• _What is being asked_
Output the material word for word. Leave each picture out.

• _Supplied material_
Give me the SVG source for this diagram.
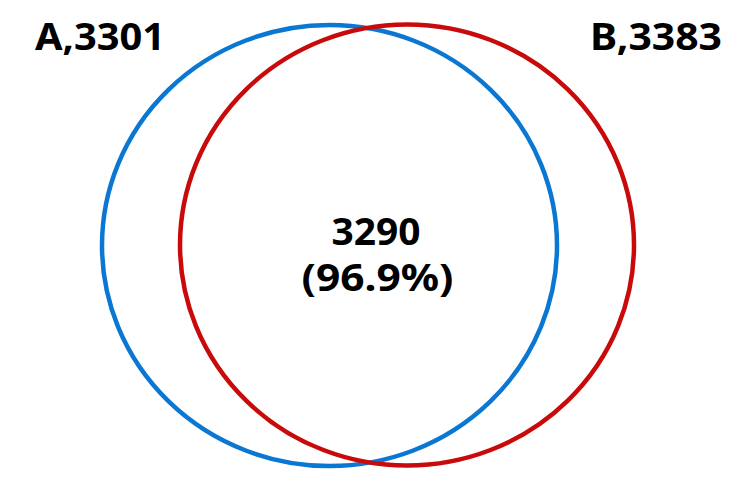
<svg xmlns="http://www.w3.org/2000/svg" width="750" height="493" viewBox="0 0 750 493">
<style>
.lbl{font-family:"Noto Sans","Liberation Sans",sans-serif;font-weight:bold;font-size:38px;fill:#000}
.c{fill:none;stroke-width:4.5}
</style>
<rect width="750" height="493" fill="#fff"/>
<g id="setA">
<ellipse class="c" cx="329.5" cy="245.5" rx="227.5" ry="220.5" stroke="#0a78d2"/>
<text class="lbl" x="35" y="50" textLength="130" lengthAdjust="spacingAndGlyphs">A,3301</text>
</g>
<g id="setB">
<ellipse class="c" cx="407" cy="245" rx="227" ry="220.5" stroke="#c80a0a"/>
<text class="lbl" x="590" y="50" textLength="132" lengthAdjust="spacingAndGlyphs">B,3383</text>
</g>
<g id="overlap">
<text class="lbl" x="331.5" y="245" textLength="89" lengthAdjust="spacingAndGlyphs">3290</text>
<text class="lbl" x="301.5" y="291" textLength="152" lengthAdjust="spacingAndGlyphs">(96.9%)</text>
</g>
<g id="connectors"></g>
</svg>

• _Worked solution_
Give me the SVG source for this diagram.
<svg xmlns="http://www.w3.org/2000/svg" width="750" height="493" viewBox="0 0 750 493">
<style>
.lbl{font-family:"Noto Sans","Liberation Sans",sans-serif;font-weight:bold;font-size:38px;fill:#000}
.c{fill:none;stroke-width:4.5}
</style>
<rect width="750" height="493" fill="#fff"/>
<g id="setA">
<ellipse class="c" cx="329.5" cy="245.5" rx="227.5" ry="220.5" stroke="#0a78d2"/>
<text class="lbl" x="35" y="50" textLength="130" lengthAdjust="spacingAndGlyphs">A,3301</text>
</g>
<g id="setB">
<ellipse class="c" cx="407" cy="245" rx="227" ry="220.5" stroke="#c80a0a"/>
<text class="lbl" x="590" y="50" textLength="132" lengthAdjust="spacingAndGlyphs">B,3383</text>
</g>
<g id="overlap">
<text class="lbl" x="331.5" y="245" textLength="89" lengthAdjust="spacingAndGlyphs">3290</text>
<text class="lbl" x="301.5" y="291" textLength="152" lengthAdjust="spacingAndGlyphs">(96.9%)</text>
</g>
<g id="connectors"></g>
</svg>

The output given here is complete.